Background: Intraventricular hemorrhage (IVH) is a major cause of neurologic disabilities in preterm newborns. We evaluated the use of plasma activin A concentrations to predict the development of perinatal IVH.
Methods: We measured nucleated erythrocyte (NRBC) counts, plasma activin A, hypoxanthine (Hyp), and xanthine (Xan) in arterial blood samples obtained from 53 preterm infants during the first hour after birth. Cerebral ultrasound was performed within 48 h of birth and repeated at 5- or 6-day intervals until the age of 4 weeks.

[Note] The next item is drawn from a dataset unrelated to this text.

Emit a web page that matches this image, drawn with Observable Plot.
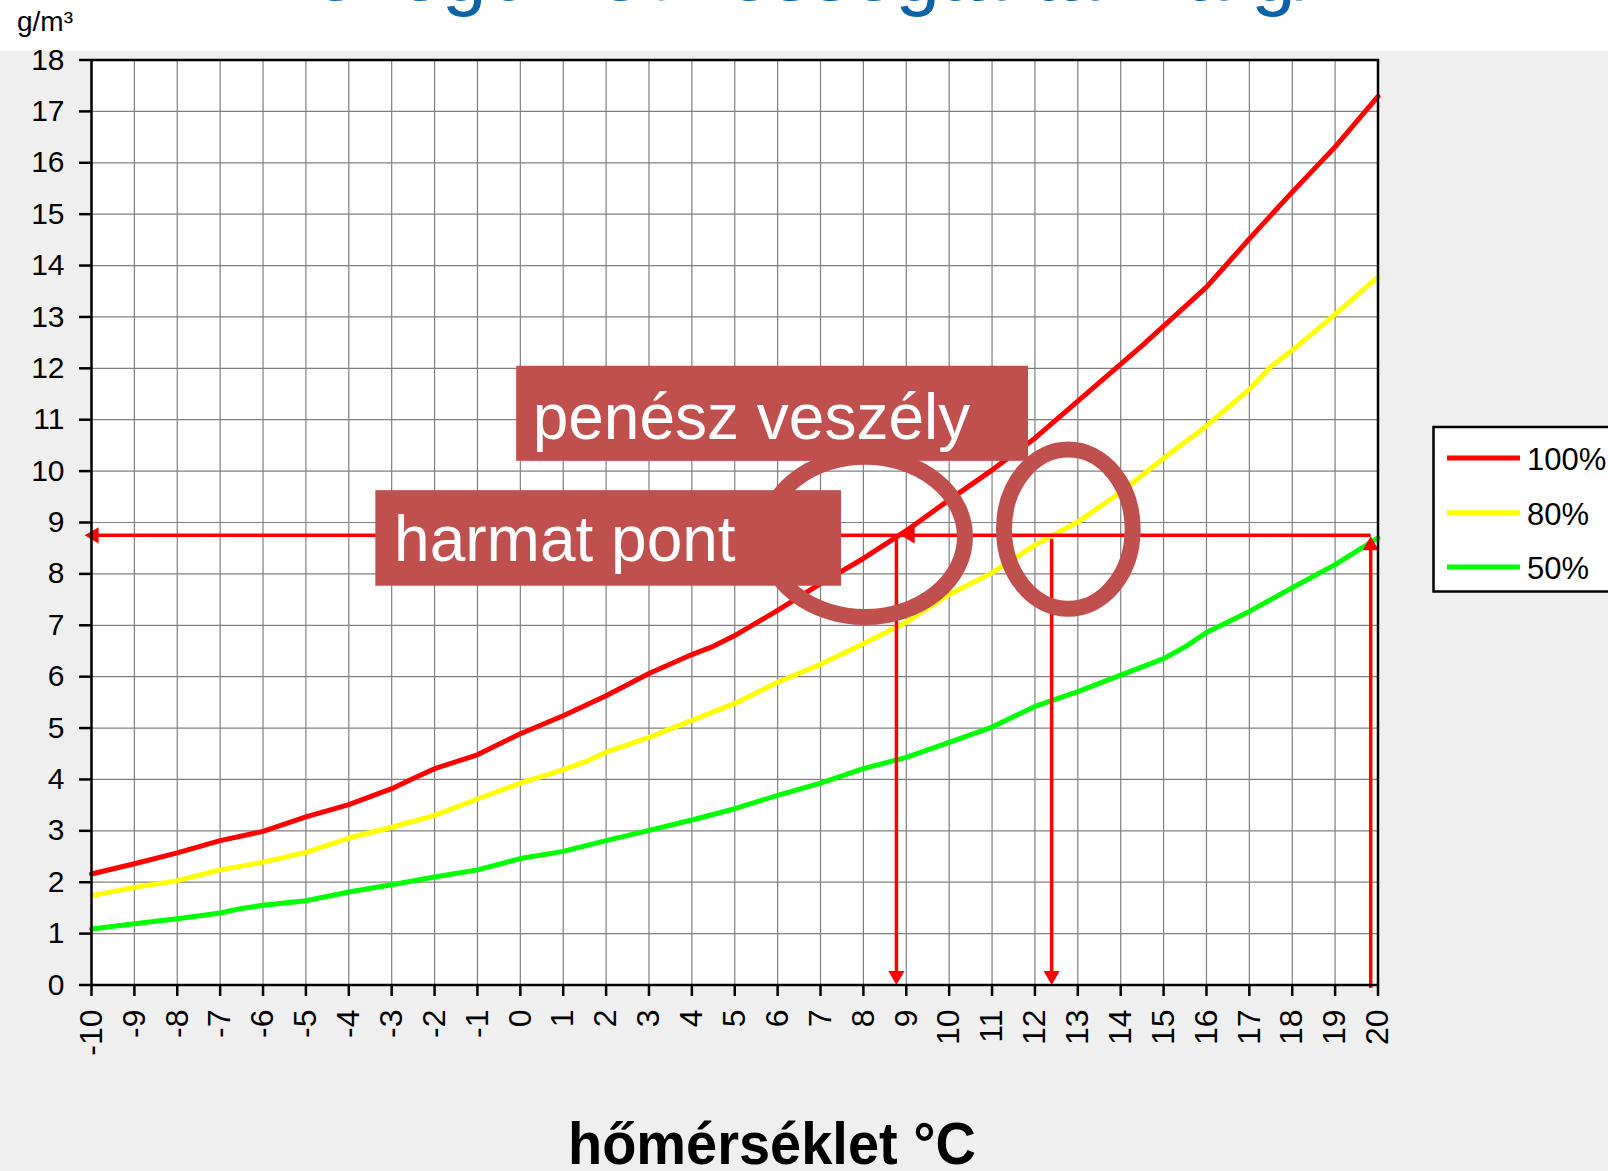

Results: Grade I or II IVH was detected during the first 10 days of life in 11 of 53 patients (21%). Activin A, Hyp, and Xan concentrations and NRBC counts were higher in preterm newborns who subsequently developed IVH than in those who did not (P<0.0001, except P=0.019 for Xan). Neonatal activin A was correlated (P<0.0001) with Hyp (r=0.95), Xan (r=0.90), and NRBC count (r=0.90) in newborns without later IVH and in those who developed IVH (Hyp, r=0.89, P=0.0002; Xan, r=0.95, P<0.0001; NRBC count, r=0.90, P=0.0002). At a cutoff of 0.8 microg/L activin A, the sensitivity and specificity were 100% [11 of 11; 95% confidence interval (CI), 71%-100%] and 93% (39 of 42; 95% CI, 81%-98%), and positive and negative predictive values were 79% (95% CI, 61%-100%) and 0% (95% CI, 0%-2%), respectively. The area under the ROC curve was 0.98.
Conclusions: Activin A concentrations at birth are increased in preterm newborns who later develop IVH and may be useful for early identification of infants with hypoxic-ischemic brain insults who are at high risk for IVH.